Waqar’ın yaşadığı civarda, benzer bir durumda olan aileler var. Semt camisinin düzenli müdavimleri arasında çok sayıda genç bulunuyor. Onların etkisiyle, aileleri de dinî fikirlere karşı daha anlayışlı oluyorlar. Ayrıca, ciddi oranda kız öğrenci medreselerde okuyor.
Waqar’ın ailesi Pakistanlı Müslümanların çoğunun yaşadığı genel dinî uyanış eğiliminin tipik bir örneği. Bununla birlikte, uyanış süreci her zaman sorunsuz olmuyor. Aşırı ideolojilere dönen ve kendi bakış açılarını kabul etmeyen herkese büsbütün hoşgörüsüzlük sergileyen insanlar da var. Pakistan’ın başı terörizmle belada; bunu uygulayanlar, İslam’a uyduklarını ve dinlerine hizmet ettiklerini iddia ederek eylemlerini meşrulaştırmaya çalışıyorlar. Bu, Müslümanların zihinlerinde çelişki yaratıyor ve bazılarına İslam’dan uzaklaşmaları için gerekçe sunuyor. Pakistan’daki dinî uyanış, aynı zamanda İslam içerisindeki mezhepsel farklılıklar hususunda insanları daha da farkında hâle getiriyor. Bu da toplumda gerilime sebep olabiliyor.
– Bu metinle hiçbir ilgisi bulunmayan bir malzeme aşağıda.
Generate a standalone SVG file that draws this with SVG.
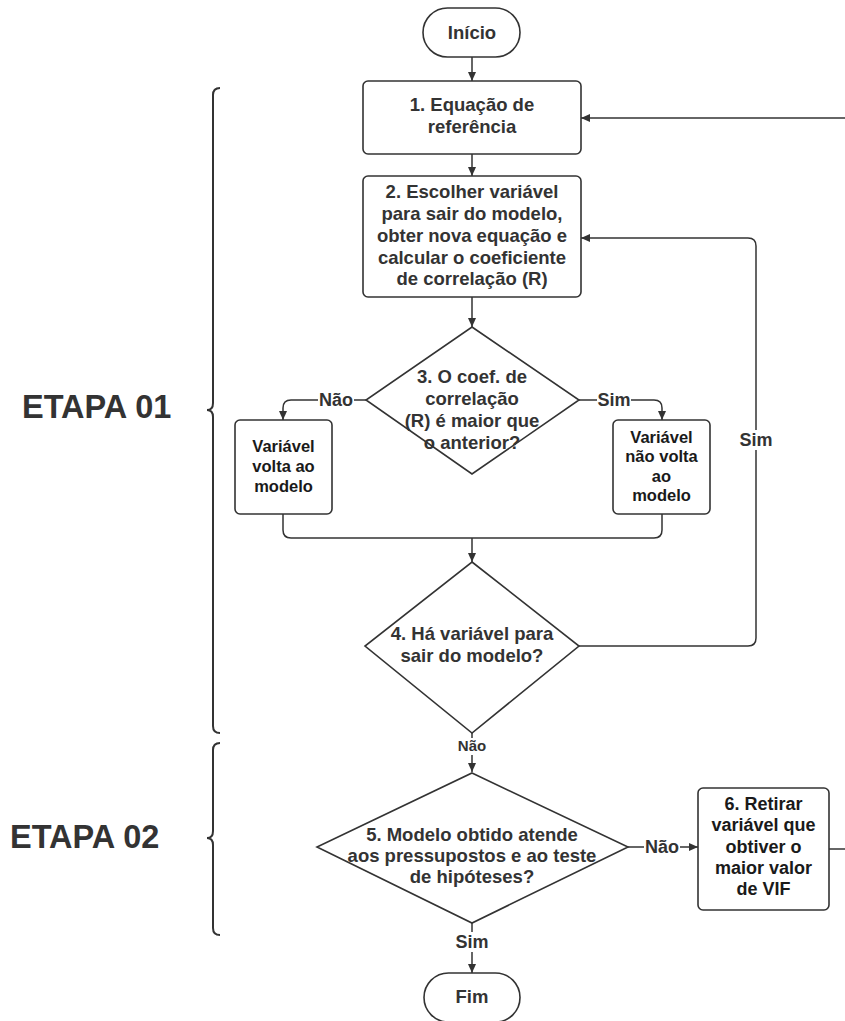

Pakistan, terörizm ve toplumsal gerilim açısından bir kriz döneminden geçiyor olsa da her kriz aynı zamanda bir fırsat barındırır. Bu tür durumlar insan zihnini, kendi durumunu iyileştirmenin yolları üzerinde düşünmeye ve tartışmaya iter. Waqar gibi modern eğitim almış, aynı zamanda dinî cemaatle bağlantısı olan eğitimli insanlara umudumuzu bağlayabiliriz. Böyle kimseler toplumdaki gerilimi yatıştırmada önemli bir rol oynayabilir ve Müslümanların karşılaştığı zorlukları aşmanın yollarını gösterebilirler.